The movie is filled with crazy, breathtaking moments -- such as a mountain lion suddenly appearing in Jesse's room, a blood-soaked photo session, a lights-out photo session, and a strobe-lit performance at a party. It all leads up to a shocking, giddily disgusting conclusion that doesn't exactly complete the thesis but is at least memorable. The cinematography is always dreamily vivid, and an electronic score by Cliff Martinez frequently sends the images floating off into ecstasy.

Talk to your kids about ...

  • Families can talk about The Neon Demon's graphic violence. What purpose does it serve? Is it thrilling or horrifying? What's the impact of media violence on kids?

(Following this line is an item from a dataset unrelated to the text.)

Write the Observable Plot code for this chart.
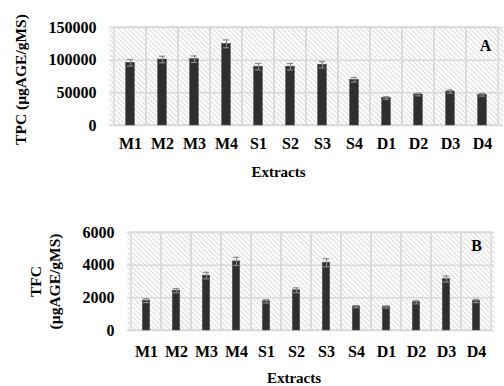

  • How are sex and nudity treated in the movie? Is it meant to be titillating, or does it have a different effect? Why? How much sexual content in media is appropriate for kids?

  • What do you think the movie is trying to say about beauty? Is it something to strive for at any cost? Why or why not?

  • Does the movie have a positive representation of female body image or a negative one? Why?

  • What's the allure of the modeling industry? Does this movie make being a model more appealing or less appealing?